For awhile, it seemed like things were never going to get better.
I don't know how to explain it, let's just say, she was frustrated. I was frustrated.
She would cry a lot. I would cry a lot (maybe even more).
Being completely honest....motherhood did not come as natural and easy to me as I always assumed it would. To take it one step further....being a stay at home mom didn't come as easy to me as I thought it would.
I like to chalk it up to this romantic vision of motherhood I walked around with for the first twenty seven years of my life. What I imagined...that would take a whole different post and y'all would just laugh at it.
There were days that I would tell David I was going to get a job and forget this stay at home mom thing. Days when I felt like I couldn't take being around my child for another minute before I went completely insane. Pretty much every day when David walked in the door, I handed her off and wanted nothing more to do with her the rest of the day.

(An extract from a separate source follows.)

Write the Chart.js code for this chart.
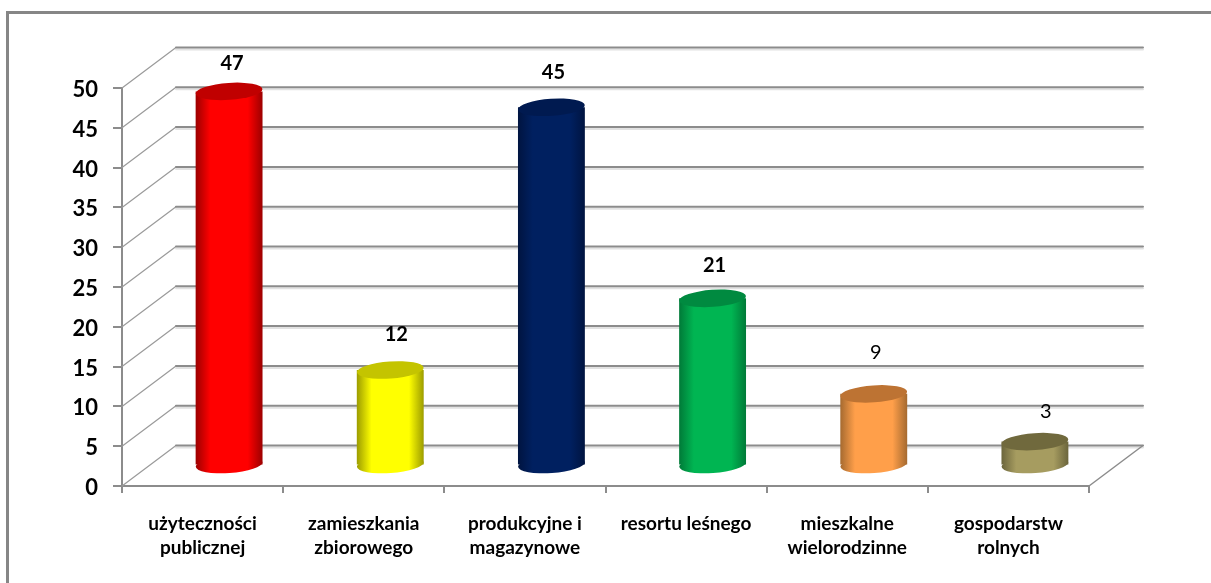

I would listen and roll my eyes when everyone would say "it gets better."
There seemed to no light at the end of the tunnel.
But slowly, we started to figure each other out and we finally got into a routine (not a schedule, but a routine).And like everyone said....things started to get better.
And now, I cannot get enough of her.
I miss her when she goes to bed at night.
I sometimes want to wake her up when she's slept a little longer than normal, just because I miss her big smile.
I just want to be around her and soak up every moment of her life, cause I know, one day the time will come for her to leave me.It took us some time (around 15 months to be exact), but we've finally found our groove and I can finally say, we have more good days than bad.